Task brief —
Restate each of the lines below word for word and drop every picture.

━━━ Information provided ━━━

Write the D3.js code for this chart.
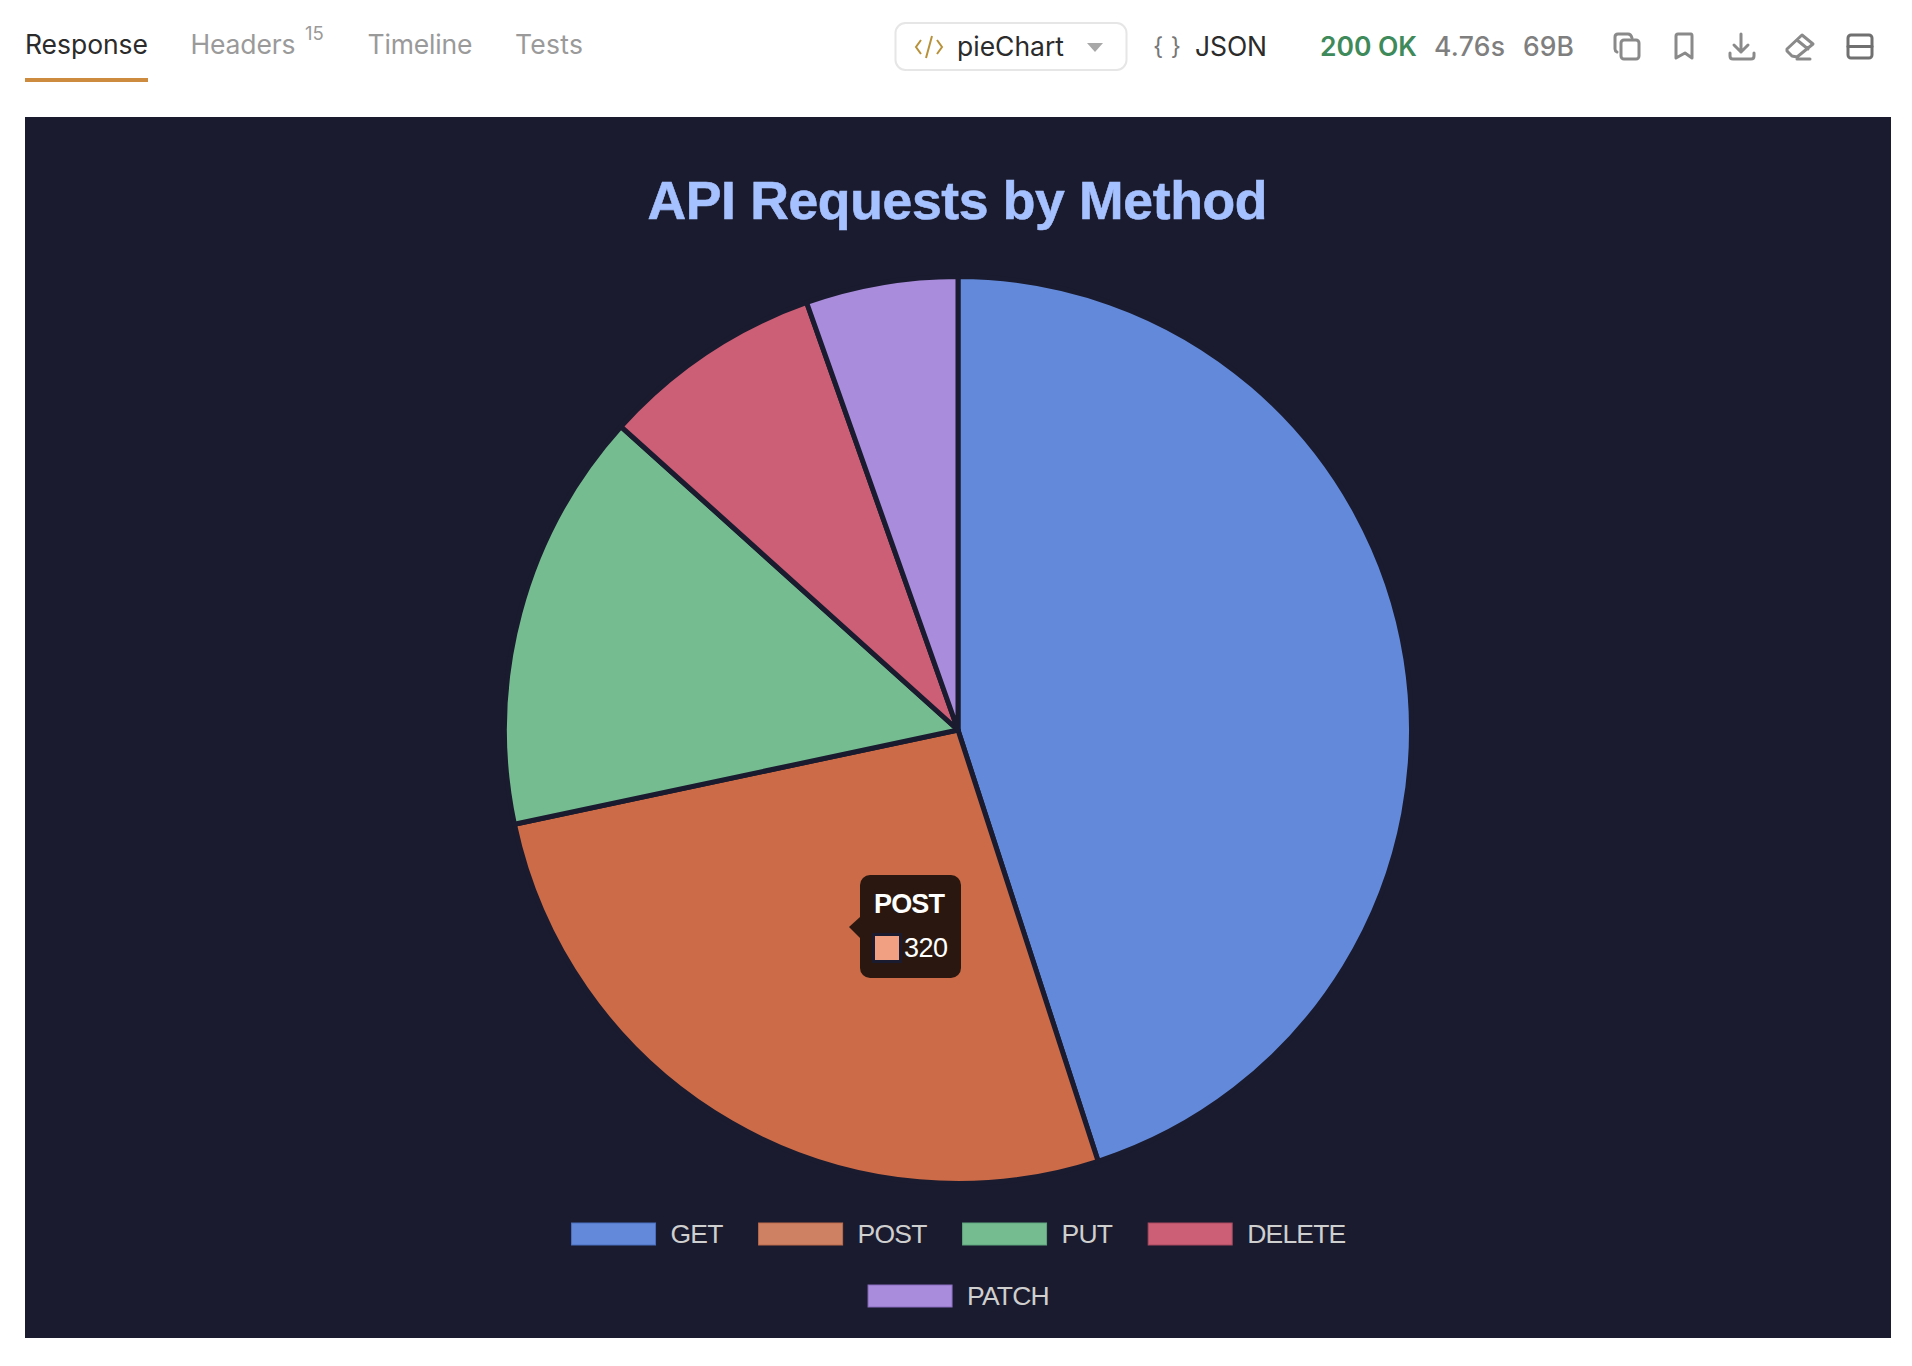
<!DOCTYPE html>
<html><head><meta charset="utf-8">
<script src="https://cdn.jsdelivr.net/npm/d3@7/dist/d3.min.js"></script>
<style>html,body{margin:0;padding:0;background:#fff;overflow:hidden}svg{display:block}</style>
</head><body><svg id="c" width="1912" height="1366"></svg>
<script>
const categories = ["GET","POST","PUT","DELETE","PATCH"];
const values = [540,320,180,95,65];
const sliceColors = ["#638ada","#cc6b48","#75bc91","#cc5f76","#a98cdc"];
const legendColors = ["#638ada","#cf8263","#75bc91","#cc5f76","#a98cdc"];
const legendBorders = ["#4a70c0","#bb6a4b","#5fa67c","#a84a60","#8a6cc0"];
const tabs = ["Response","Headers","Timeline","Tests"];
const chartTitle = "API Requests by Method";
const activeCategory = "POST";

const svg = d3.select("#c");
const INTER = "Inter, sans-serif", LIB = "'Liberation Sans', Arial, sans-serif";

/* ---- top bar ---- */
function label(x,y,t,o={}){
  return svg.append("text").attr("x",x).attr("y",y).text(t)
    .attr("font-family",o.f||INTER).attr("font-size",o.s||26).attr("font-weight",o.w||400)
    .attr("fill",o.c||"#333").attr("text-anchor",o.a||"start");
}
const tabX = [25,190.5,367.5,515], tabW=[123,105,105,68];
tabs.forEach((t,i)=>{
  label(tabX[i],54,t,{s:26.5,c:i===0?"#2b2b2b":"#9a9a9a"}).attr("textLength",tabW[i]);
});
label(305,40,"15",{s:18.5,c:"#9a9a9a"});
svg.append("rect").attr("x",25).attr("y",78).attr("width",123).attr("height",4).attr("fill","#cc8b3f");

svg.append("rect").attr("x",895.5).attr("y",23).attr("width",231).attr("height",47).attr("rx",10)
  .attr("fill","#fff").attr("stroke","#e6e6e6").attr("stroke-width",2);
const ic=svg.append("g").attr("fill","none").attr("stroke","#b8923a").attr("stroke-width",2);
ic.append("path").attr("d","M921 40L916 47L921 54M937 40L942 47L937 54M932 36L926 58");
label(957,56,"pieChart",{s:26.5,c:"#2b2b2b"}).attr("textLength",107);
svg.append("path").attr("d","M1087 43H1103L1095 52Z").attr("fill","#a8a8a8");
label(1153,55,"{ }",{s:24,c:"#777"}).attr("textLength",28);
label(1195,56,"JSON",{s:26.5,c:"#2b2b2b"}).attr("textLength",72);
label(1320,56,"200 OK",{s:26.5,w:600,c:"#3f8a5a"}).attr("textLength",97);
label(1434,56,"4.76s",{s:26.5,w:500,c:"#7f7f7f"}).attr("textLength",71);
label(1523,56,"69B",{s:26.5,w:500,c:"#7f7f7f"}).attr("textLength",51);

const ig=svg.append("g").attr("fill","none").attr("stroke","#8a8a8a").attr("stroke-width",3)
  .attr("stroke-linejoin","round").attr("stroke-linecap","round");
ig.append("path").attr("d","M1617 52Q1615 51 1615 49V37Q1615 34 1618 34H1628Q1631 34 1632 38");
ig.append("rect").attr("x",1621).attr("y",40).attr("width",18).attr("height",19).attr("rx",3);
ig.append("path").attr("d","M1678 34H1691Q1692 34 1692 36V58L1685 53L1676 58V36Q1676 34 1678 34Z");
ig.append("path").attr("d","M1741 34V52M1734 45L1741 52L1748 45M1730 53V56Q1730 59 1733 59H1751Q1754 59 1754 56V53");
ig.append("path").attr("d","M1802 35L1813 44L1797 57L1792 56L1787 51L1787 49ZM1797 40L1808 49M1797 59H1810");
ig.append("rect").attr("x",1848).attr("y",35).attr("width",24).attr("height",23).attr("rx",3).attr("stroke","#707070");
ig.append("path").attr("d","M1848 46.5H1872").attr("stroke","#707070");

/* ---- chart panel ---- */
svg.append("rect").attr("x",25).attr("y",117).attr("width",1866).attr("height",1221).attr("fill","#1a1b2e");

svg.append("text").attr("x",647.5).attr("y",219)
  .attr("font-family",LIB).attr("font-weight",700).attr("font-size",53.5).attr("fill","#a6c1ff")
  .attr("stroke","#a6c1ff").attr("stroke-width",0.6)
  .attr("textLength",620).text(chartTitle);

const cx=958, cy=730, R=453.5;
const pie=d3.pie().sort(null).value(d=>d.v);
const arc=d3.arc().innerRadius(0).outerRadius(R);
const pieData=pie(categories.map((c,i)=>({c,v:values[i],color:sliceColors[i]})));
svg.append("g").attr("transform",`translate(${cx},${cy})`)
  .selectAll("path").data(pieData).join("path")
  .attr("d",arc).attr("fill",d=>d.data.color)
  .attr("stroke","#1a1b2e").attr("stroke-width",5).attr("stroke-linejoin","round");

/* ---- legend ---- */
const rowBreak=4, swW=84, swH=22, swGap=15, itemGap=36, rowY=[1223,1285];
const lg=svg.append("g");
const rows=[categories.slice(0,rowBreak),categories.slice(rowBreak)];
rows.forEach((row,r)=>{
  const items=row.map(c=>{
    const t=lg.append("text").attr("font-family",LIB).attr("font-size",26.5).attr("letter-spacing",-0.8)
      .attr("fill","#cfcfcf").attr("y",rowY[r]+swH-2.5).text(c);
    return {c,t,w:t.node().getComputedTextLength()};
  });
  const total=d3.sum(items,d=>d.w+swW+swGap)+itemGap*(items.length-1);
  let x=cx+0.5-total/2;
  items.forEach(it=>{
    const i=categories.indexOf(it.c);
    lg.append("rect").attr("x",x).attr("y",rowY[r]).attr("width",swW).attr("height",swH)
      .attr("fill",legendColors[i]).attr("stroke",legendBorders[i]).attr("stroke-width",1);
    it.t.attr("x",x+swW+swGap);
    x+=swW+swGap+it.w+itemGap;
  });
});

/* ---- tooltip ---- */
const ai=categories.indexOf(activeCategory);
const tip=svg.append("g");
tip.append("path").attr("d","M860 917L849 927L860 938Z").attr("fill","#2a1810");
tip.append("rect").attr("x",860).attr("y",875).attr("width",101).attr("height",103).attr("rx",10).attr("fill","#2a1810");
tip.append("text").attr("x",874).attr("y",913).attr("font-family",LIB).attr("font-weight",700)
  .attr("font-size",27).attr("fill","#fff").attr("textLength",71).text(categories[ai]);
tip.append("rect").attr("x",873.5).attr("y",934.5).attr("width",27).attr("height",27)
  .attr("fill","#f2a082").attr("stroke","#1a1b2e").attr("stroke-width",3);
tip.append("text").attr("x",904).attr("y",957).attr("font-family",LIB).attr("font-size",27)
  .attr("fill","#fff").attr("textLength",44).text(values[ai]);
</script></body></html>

━━━

Written answer —
Write the D3.js code for this chart.
<!DOCTYPE html>
<html><head><meta charset="utf-8">
<script src="https://cdn.jsdelivr.net/npm/d3@7/dist/d3.min.js"></script>
<style>html,body{margin:0;padding:0;background:#fff;overflow:hidden}svg{display:block}</style>
</head><body><svg id="c" width="1912" height="1366"></svg>
<script>
const categories = ["GET","POST","PUT","DELETE","PATCH"];
const values = [540,320,180,95,65];
const sliceColors = ["#638ada","#cc6b48","#75bc91","#cc5f76","#a98cdc"];
const legendColors = ["#638ada","#cf8263","#75bc91","#cc5f76","#a98cdc"];
const legendBorders = ["#4a70c0","#bb6a4b","#5fa67c","#a84a60","#8a6cc0"];
const tabs = ["Response","Headers","Timeline","Tests"];
const chartTitle = "API Requests by Method";
const activeCategory = "POST";

const svg = d3.select("#c");
const INTER = "Inter, sans-serif", LIB = "'Liberation Sans', Arial, sans-serif";

/* ---- top bar ---- */
function label(x,y,t,o={}){
  return svg.append("text").attr("x",x).attr("y",y).text(t)
    .attr("font-family",o.f||INTER).attr("font-size",o.s||26).attr("font-weight",o.w||400)
    .attr("fill",o.c||"#333").attr("text-anchor",o.a||"start");
}
const tabX = [25,190.5,367.5,515], tabW=[123,105,105,68];
tabs.forEach((t,i)=>{
  label(tabX[i],54,t,{s:26.5,c:i===0?"#2b2b2b":"#9a9a9a"}).attr("textLength",tabW[i]);
});
label(305,40,"15",{s:18.5,c:"#9a9a9a"});
svg.append("rect").attr("x",25).attr("y",78).attr("width",123).attr("height",4).attr("fill","#cc8b3f");

svg.append("rect").attr("x",895.5).attr("y",23).attr("width",231).attr("height",47).attr("rx",10)
  .attr("fill","#fff").attr("stroke","#e6e6e6").attr("stroke-width",2);
const ic=svg.append("g").attr("fill","none").attr("stroke","#b8923a").attr("stroke-width",2);
ic.append("path").attr("d","M921 40L916 47L921 54M937 40L942 47L937 54M932 36L926 58");
label(957,56,"pieChart",{s:26.5,c:"#2b2b2b"}).attr("textLength",107);
svg.append("path").attr("d","M1087 43H1103L1095 52Z").attr("fill","#a8a8a8");
label(1153,55,"{ }",{s:24,c:"#777"}).attr("textLength",28);
label(1195,56,"JSON",{s:26.5,c:"#2b2b2b"}).attr("textLength",72);
label(1320,56,"200 OK",{s:26.5,w:600,c:"#3f8a5a"}).attr("textLength",97);
label(1434,56,"4.76s",{s:26.5,w:500,c:"#7f7f7f"}).attr("textLength",71);
label(1523,56,"69B",{s:26.5,w:500,c:"#7f7f7f"}).attr("textLength",51);

const ig=svg.append("g").attr("fill","none").attr("stroke","#8a8a8a").attr("stroke-width",3)
  .attr("stroke-linejoin","round").attr("stroke-linecap","round");
ig.append("path").attr("d","M1617 52Q1615 51 1615 49V37Q1615 34 1618 34H1628Q1631 34 1632 38");
ig.append("rect").attr("x",1621).attr("y",40).attr("width",18).attr("height",19).attr("rx",3);
ig.append("path").attr("d","M1678 34H1691Q1692 34 1692 36V58L1685 53L1676 58V36Q1676 34 1678 34Z");
ig.append("path").attr("d","M1741 34V52M1734 45L1741 52L1748 45M1730 53V56Q1730 59 1733 59H1751Q1754 59 1754 56V53");
ig.append("path").attr("d","M1802 35L1813 44L1797 57L1792 56L1787 51L1787 49ZM1797 40L1808 49M1797 59H1810");
ig.append("rect").attr("x",1848).attr("y",35).attr("width",24).attr("height",23).attr("rx",3).attr("stroke","#707070");
ig.append("path").attr("d","M1848 46.5H1872").attr("stroke","#707070");

/* ---- chart panel ---- */
svg.append("rect").attr("x",25).attr("y",117).attr("width",1866).attr("height",1221).attr("fill","#1a1b2e");

svg.append("text").attr("x",647.5).attr("y",219)
  .attr("font-family",LIB).attr("font-weight",700).attr("font-size",53.5).attr("fill","#a6c1ff")
  .attr("stroke","#a6c1ff").attr("stroke-width",0.6)
  .attr("textLength",620).text(chartTitle);

const cx=958, cy=730, R=453.5;
const pie=d3.pie().sort(null).value(d=>d.v);
const arc=d3.arc().innerRadius(0).outerRadius(R);
const pieData=pie(categories.map((c,i)=>({c,v:values[i],color:sliceColors[i]})));
svg.append("g").attr("transform",`translate(${cx},${cy})`)
  .selectAll("path").data(pieData).join("path")
  .attr("d",arc).attr("fill",d=>d.data.color)
  .attr("stroke","#1a1b2e").attr("stroke-width",5).attr("stroke-linejoin","round");

/* ---- legend ---- */
const rowBreak=4, swW=84, swH=22, swGap=15, itemGap=36, rowY=[1223,1285];
const lg=svg.append("g");
const rows=[categories.slice(0,rowBreak),categories.slice(rowBreak)];
rows.forEach((row,r)=>{
  const items=row.map(c=>{
    const t=lg.append("text").attr("font-family",LIB).attr("font-size",26.5).attr("letter-spacing",-0.8)
      .attr("fill","#cfcfcf").attr("y",rowY[r]+swH-2.5).text(c);
    return {c,t,w:t.node().getComputedTextLength()};
  });
  const total=d3.sum(items,d=>d.w+swW+swGap)+itemGap*(items.length-1);
  let x=cx+0.5-total/2;
  items.forEach(it=>{
    const i=categories.indexOf(it.c);
    lg.append("rect").attr("x",x).attr("y",rowY[r]).attr("width",swW).attr("height",swH)
      .attr("fill",legendColors[i]).attr("stroke",legendBorders[i]).attr("stroke-width",1);
    it.t.attr("x",x+swW+swGap);
    x+=swW+swGap+it.w+itemGap;
  });
});

/* ---- tooltip ---- */
const ai=categories.indexOf(activeCategory);
const tip=svg.append("g");
tip.append("path").attr("d","M860 917L849 927L860 938Z").attr("fill","#2a1810");
tip.append("rect").attr("x",860).attr("y",875).attr("width",101).attr("height",103).attr("rx",10).attr("fill","#2a1810");
tip.append("text").attr("x",874).attr("y",913).attr("font-family",LIB).attr("font-weight",700)
  .attr("font-size",27).attr("fill","#fff").attr("textLength",71).text(categories[ai]);
tip.append("rect").attr("x",873.5).attr("y",934.5).attr("width",27).attr("height",27)
  .attr("fill","#f2a082").attr("stroke","#1a1b2e").attr("stroke-width",3);
tip.append("text").attr("x",904).attr("y",957).attr("font-family",LIB).attr("font-size",27)
  .attr("fill","#fff").attr("textLength",44).text(values[ai]);
</script></body></html>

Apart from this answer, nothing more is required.